(GIVEN DATA):
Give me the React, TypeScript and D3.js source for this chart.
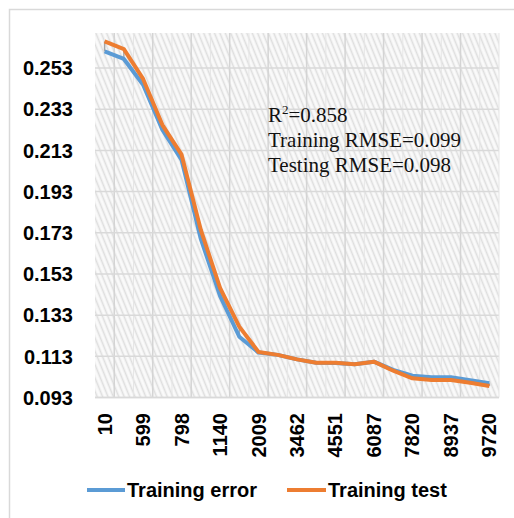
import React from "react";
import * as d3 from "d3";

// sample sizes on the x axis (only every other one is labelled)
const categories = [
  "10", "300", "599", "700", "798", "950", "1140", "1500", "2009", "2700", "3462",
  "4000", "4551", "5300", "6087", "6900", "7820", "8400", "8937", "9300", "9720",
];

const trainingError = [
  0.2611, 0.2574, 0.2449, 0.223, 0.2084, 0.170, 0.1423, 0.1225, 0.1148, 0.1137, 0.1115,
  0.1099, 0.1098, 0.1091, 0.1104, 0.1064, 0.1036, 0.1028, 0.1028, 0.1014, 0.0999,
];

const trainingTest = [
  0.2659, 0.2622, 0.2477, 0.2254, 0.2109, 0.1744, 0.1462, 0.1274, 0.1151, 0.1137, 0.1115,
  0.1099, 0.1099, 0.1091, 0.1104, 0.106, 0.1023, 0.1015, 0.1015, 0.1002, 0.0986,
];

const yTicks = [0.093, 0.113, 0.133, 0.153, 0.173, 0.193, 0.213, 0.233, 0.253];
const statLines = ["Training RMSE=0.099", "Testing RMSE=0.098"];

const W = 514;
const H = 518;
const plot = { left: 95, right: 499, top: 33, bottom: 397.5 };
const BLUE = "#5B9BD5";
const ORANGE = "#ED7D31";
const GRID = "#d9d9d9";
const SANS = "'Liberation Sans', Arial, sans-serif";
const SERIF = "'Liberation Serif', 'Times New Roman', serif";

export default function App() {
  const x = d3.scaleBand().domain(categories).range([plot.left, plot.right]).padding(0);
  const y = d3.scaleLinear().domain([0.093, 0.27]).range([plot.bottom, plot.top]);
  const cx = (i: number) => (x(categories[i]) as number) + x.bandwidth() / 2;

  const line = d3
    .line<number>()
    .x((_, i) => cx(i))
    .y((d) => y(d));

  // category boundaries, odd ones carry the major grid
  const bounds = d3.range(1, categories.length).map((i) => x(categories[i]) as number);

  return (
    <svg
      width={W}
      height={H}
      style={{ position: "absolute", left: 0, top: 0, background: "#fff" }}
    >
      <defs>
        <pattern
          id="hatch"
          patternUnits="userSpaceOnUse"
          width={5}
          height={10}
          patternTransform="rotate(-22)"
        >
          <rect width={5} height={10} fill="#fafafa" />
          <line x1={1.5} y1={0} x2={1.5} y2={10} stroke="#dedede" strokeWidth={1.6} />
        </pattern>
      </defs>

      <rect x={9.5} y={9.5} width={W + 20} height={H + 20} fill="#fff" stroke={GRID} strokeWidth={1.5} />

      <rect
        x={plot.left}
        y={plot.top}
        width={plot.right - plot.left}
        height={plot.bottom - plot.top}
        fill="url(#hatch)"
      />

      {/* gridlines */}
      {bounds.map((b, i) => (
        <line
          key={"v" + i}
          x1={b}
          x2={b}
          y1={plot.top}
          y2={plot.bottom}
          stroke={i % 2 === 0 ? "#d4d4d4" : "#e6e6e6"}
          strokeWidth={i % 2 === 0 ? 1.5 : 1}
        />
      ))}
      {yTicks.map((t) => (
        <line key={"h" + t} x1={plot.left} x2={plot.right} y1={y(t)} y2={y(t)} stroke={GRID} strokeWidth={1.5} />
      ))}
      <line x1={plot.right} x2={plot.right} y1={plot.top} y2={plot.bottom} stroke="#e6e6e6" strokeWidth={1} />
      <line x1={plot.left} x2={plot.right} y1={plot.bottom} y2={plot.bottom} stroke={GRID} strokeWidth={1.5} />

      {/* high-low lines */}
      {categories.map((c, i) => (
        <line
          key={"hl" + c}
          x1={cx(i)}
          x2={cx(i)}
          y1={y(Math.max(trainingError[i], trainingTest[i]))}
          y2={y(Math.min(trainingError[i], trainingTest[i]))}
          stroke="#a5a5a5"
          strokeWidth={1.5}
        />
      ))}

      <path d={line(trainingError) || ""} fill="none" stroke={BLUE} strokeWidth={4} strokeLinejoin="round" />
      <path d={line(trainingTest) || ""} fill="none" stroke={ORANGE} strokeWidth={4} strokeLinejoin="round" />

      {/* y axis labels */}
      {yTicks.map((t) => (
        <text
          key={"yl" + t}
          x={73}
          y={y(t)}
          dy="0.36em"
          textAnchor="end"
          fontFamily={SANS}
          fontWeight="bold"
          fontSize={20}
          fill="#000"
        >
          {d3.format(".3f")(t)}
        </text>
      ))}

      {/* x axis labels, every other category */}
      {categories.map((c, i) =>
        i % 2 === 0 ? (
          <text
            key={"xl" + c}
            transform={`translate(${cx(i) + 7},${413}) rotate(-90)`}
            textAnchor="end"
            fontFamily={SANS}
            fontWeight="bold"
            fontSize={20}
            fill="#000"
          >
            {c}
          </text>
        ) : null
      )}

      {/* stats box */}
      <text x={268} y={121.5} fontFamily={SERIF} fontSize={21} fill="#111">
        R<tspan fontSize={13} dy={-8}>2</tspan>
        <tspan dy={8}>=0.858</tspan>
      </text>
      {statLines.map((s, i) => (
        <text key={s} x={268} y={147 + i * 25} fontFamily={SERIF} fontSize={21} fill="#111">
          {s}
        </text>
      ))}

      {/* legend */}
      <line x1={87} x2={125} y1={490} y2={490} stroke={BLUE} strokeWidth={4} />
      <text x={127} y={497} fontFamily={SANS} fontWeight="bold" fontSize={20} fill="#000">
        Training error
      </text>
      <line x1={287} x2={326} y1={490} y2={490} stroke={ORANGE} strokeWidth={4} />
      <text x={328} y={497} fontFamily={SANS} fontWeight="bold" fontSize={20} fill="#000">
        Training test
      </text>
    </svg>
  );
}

(EXERCISE DIRECTIONS): Keep every word of the data as it is when you write it out, but drop the pictures.

(SOLUTION FOR THIS EXERCISE):
Give me the React, TypeScript and D3.js source for this chart.
import React from "react";
import * as d3 from "d3";

// sample sizes on the x axis (only every other one is labelled)
const categories = [
  "10", "300", "599", "700", "798", "950", "1140", "1500", "2009", "2700", "3462",
  "4000", "4551", "5300", "6087", "6900", "7820", "8400", "8937", "9300", "9720",
];

const trainingError = [
  0.2611, 0.2574, 0.2449, 0.223, 0.2084, 0.170, 0.1423, 0.1225, 0.1148, 0.1137, 0.1115,
  0.1099, 0.1098, 0.1091, 0.1104, 0.1064, 0.1036, 0.1028, 0.1028, 0.1014, 0.0999,
];

const trainingTest = [
  0.2659, 0.2622, 0.2477, 0.2254, 0.2109, 0.1744, 0.1462, 0.1274, 0.1151, 0.1137, 0.1115,
  0.1099, 0.1099, 0.1091, 0.1104, 0.106, 0.1023, 0.1015, 0.1015, 0.1002, 0.0986,
];

const yTicks = [0.093, 0.113, 0.133, 0.153, 0.173, 0.193, 0.213, 0.233, 0.253];
const statLines = ["Training RMSE=0.099", "Testing RMSE=0.098"];

const W = 514;
const H = 518;
const plot = { left: 95, right: 499, top: 33, bottom: 397.5 };
const BLUE = "#5B9BD5";
const ORANGE = "#ED7D31";
const GRID = "#d9d9d9";
const SANS = "'Liberation Sans', Arial, sans-serif";
const SERIF = "'Liberation Serif', 'Times New Roman', serif";

export default function App() {
  const x = d3.scaleBand().domain(categories).range([plot.left, plot.right]).padding(0);
  const y = d3.scaleLinear().domain([0.093, 0.27]).range([plot.bottom, plot.top]);
  const cx = (i: number) => (x(categories[i]) as number) + x.bandwidth() / 2;

  const line = d3
    .line<number>()
    .x((_, i) => cx(i))
    .y((d) => y(d));

  // category boundaries, odd ones carry the major grid
  const bounds = d3.range(1, categories.length).map((i) => x(categories[i]) as number);

  return (
    <svg
      width={W}
      height={H}
      style={{ position: "absolute", left: 0, top: 0, background: "#fff" }}
    >
      <defs>
        <pattern
          id="hatch"
          patternUnits="userSpaceOnUse"
          width={5}
          height={10}
          patternTransform="rotate(-22)"
        >
          <rect width={5} height={10} fill="#fafafa" />
          <line x1={1.5} y1={0} x2={1.5} y2={10} stroke="#dedede" strokeWidth={1.6} />
        </pattern>
      </defs>

      <rect x={9.5} y={9.5} width={W + 20} height={H + 20} fill="#fff" stroke={GRID} strokeWidth={1.5} />

      <rect
        x={plot.left}
        y={plot.top}
        width={plot.right - plot.left}
        height={plot.bottom - plot.top}
        fill="url(#hatch)"
      />

      {/* gridlines */}
      {bounds.map((b, i) => (
        <line
          key={"v" + i}
          x1={b}
          x2={b}
          y1={plot.top}
          y2={plot.bottom}
          stroke={i % 2 === 0 ? "#d4d4d4" : "#e6e6e6"}
          strokeWidth={i % 2 === 0 ? 1.5 : 1}
        />
      ))}
      {yTicks.map((t) => (
        <line key={"h" + t} x1={plot.left} x2={plot.right} y1={y(t)} y2={y(t)} stroke={GRID} strokeWidth={1.5} />
      ))}
      <line x1={plot.right} x2={plot.right} y1={plot.top} y2={plot.bottom} stroke="#e6e6e6" strokeWidth={1} />
      <line x1={plot.left} x2={plot.right} y1={plot.bottom} y2={plot.bottom} stroke={GRID} strokeWidth={1.5} />

      {/* high-low lines */}
      {categories.map((c, i) => (
        <line
          key={"hl" + c}
          x1={cx(i)}
          x2={cx(i)}
          y1={y(Math.max(trainingError[i], trainingTest[i]))}
          y2={y(Math.min(trainingError[i], trainingTest[i]))}
          stroke="#a5a5a5"
          strokeWidth={1.5}
        />
      ))}

      <path d={line(trainingError) || ""} fill="none" stroke={BLUE} strokeWidth={4} strokeLinejoin="round" />
      <path d={line(trainingTest) || ""} fill="none" stroke={ORANGE} strokeWidth={4} strokeLinejoin="round" />

      {/* y axis labels */}
      {yTicks.map((t) => (
        <text
          key={"yl" + t}
          x={73}
          y={y(t)}
          dy="0.36em"
          textAnchor="end"
          fontFamily={SANS}
          fontWeight="bold"
          fontSize={20}
          fill="#000"
        >
          {d3.format(".3f")(t)}
        </text>
      ))}

      {/* x axis labels, every other category */}
      {categories.map((c, i) =>
        i % 2 === 0 ? (
          <text
            key={"xl" + c}
            transform={`translate(${cx(i) + 7},${413}) rotate(-90)`}
            textAnchor="end"
            fontFamily={SANS}
            fontWeight="bold"
            fontSize={20}
            fill="#000"
          >
            {c}
          </text>
        ) : null
      )}

      {/* stats box */}
      <text x={268} y={121.5} fontFamily={SERIF} fontSize={21} fill="#111">
        R<tspan fontSize={13} dy={-8}>2</tspan>
        <tspan dy={8}>=0.858</tspan>
      </text>
      {statLines.map((s, i) => (
        <text key={s} x={268} y={147 + i * 25} fontFamily={SERIF} fontSize={21} fill="#111">
          {s}
        </text>
      ))}

      {/* legend */}
      <line x1={87} x2={125} y1={490} y2={490} stroke={BLUE} strokeWidth={4} />
      <text x={127} y={497} fontFamily={SANS} fontWeight="bold" fontSize={20} fill="#000">
        Training error
      </text>
      <line x1={287} x2={326} y1={490} y2={490} stroke={ORANGE} strokeWidth={4} />
      <text x={328} y={497} fontFamily={SANS} fontWeight="bold" fontSize={20} fill="#000">
        Training test
      </text>
    </svg>
  );
}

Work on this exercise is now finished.